# Objective:
Out of all the lines below, count those with the word "chart". Give the number only.

# Dataset extract:

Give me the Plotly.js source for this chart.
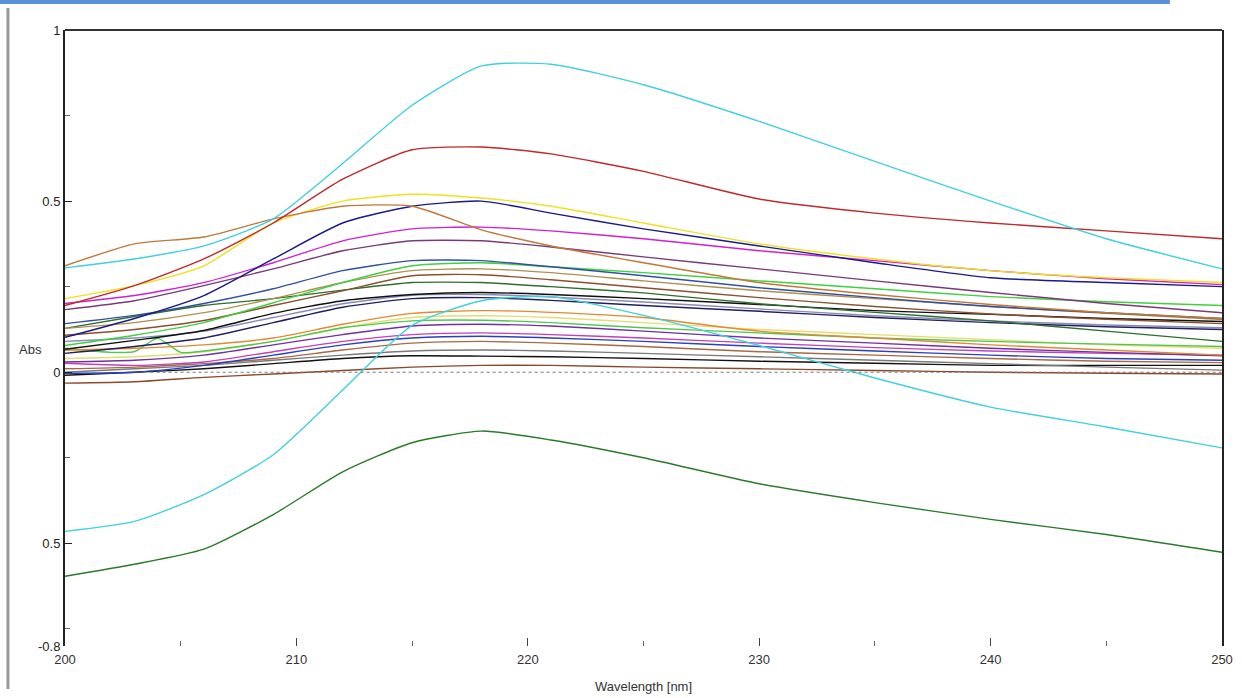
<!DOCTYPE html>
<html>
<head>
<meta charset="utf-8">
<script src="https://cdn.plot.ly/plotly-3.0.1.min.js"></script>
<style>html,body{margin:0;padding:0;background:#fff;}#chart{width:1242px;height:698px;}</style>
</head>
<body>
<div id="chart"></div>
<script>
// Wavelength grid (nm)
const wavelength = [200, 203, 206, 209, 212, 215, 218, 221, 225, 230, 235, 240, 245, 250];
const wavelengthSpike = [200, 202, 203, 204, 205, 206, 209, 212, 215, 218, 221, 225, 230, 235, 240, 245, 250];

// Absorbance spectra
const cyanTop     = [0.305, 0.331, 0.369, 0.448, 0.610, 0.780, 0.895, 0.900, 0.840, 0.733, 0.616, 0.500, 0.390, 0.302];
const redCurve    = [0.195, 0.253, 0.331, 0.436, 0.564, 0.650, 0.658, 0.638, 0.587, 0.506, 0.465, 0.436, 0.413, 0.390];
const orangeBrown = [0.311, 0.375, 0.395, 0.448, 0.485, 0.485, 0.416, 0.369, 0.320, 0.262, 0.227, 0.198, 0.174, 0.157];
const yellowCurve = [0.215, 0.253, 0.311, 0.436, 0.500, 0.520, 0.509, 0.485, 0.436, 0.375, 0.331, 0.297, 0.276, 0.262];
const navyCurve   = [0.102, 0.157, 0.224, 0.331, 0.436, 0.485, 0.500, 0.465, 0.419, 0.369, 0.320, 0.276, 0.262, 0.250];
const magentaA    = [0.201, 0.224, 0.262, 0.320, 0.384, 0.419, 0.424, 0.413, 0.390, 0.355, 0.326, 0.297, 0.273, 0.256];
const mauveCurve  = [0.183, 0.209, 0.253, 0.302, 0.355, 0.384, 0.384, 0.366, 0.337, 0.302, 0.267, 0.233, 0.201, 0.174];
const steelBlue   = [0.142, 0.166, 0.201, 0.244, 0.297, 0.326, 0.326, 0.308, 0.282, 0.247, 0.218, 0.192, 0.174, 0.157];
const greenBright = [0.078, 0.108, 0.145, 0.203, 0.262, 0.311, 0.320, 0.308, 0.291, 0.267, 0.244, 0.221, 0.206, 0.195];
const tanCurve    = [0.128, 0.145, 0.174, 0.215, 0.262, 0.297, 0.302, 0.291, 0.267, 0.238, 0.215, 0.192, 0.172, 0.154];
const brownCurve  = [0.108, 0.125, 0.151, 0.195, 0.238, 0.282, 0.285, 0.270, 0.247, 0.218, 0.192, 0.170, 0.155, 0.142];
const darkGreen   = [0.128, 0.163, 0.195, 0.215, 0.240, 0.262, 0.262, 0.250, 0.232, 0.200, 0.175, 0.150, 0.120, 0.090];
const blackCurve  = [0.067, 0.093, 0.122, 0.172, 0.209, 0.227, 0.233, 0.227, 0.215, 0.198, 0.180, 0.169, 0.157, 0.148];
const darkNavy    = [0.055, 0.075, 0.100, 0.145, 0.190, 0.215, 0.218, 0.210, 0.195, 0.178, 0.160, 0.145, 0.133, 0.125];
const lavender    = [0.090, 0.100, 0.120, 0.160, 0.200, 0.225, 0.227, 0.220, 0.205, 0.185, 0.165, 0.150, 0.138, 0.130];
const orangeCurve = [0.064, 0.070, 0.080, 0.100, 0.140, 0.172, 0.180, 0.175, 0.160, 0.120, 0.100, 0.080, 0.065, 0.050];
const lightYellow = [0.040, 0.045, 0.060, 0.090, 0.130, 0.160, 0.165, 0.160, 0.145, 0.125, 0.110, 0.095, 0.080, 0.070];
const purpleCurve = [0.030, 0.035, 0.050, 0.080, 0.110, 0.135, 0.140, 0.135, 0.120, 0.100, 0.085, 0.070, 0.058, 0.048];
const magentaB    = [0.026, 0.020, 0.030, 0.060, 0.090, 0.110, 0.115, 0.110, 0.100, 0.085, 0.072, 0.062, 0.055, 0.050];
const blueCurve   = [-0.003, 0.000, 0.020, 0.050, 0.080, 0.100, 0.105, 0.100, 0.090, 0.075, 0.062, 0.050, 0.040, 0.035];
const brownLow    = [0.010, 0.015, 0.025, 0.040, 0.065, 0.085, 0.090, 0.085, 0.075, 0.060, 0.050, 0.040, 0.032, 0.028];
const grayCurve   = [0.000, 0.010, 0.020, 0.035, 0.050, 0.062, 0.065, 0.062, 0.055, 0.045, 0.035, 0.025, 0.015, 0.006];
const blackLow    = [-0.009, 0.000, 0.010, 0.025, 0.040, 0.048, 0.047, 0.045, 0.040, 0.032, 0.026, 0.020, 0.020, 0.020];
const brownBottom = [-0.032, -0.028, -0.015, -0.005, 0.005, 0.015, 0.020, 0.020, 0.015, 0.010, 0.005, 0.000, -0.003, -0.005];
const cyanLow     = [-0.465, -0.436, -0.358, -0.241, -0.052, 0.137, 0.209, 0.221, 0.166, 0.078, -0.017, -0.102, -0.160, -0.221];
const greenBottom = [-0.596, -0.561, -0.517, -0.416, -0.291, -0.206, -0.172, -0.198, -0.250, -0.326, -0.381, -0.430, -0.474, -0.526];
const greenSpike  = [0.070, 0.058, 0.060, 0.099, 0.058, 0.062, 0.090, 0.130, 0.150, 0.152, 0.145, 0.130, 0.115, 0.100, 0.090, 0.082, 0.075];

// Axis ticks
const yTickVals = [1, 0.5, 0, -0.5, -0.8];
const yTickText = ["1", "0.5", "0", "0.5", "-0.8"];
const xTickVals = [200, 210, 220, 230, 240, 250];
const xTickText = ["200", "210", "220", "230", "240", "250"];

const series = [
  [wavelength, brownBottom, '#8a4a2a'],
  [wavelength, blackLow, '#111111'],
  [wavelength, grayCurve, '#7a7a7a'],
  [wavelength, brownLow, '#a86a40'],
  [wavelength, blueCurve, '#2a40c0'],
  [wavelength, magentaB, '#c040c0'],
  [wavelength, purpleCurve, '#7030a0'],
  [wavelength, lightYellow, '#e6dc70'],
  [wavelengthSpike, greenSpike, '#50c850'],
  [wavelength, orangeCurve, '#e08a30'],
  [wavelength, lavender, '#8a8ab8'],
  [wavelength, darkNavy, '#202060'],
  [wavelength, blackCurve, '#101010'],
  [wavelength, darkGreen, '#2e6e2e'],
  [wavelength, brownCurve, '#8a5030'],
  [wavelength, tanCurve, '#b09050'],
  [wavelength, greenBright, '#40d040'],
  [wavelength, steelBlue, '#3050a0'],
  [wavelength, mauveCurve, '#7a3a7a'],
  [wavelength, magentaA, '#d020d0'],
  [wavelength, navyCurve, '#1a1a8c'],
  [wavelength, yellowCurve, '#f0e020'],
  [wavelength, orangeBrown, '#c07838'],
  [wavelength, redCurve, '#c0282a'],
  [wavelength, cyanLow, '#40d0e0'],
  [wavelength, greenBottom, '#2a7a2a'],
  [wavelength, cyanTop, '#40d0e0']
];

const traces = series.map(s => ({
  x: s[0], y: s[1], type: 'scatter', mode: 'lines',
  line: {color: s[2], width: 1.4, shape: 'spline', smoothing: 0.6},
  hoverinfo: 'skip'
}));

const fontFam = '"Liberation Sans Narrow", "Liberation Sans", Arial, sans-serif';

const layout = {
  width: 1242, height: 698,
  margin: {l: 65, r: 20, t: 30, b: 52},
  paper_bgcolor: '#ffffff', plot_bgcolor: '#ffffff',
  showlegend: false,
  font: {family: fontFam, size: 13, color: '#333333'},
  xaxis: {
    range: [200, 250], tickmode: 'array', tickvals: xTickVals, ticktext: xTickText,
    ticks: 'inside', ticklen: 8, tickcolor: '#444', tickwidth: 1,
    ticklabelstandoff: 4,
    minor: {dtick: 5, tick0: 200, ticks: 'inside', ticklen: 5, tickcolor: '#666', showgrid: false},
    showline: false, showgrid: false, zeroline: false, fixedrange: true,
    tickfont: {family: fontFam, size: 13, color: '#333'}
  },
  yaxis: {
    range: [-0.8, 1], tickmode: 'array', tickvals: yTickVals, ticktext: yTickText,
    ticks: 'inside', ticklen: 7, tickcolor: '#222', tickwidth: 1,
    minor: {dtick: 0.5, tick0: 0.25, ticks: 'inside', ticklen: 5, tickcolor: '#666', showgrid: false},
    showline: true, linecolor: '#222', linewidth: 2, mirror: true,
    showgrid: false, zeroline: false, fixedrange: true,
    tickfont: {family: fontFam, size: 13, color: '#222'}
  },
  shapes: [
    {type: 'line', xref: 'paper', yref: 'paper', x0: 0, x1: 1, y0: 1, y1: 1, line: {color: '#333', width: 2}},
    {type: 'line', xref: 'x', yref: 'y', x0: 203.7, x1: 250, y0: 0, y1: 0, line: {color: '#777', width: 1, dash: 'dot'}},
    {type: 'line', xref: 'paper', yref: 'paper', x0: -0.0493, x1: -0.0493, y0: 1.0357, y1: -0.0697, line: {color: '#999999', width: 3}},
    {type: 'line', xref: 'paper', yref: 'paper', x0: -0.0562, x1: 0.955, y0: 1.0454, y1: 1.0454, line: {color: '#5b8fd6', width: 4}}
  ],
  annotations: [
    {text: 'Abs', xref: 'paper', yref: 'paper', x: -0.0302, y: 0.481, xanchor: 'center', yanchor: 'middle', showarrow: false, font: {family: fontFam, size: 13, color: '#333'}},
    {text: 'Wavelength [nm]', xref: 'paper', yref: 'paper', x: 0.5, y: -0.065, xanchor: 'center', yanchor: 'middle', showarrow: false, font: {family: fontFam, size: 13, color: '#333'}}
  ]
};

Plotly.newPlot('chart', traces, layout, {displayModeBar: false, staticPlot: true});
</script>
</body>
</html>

# Result for this exercise:
4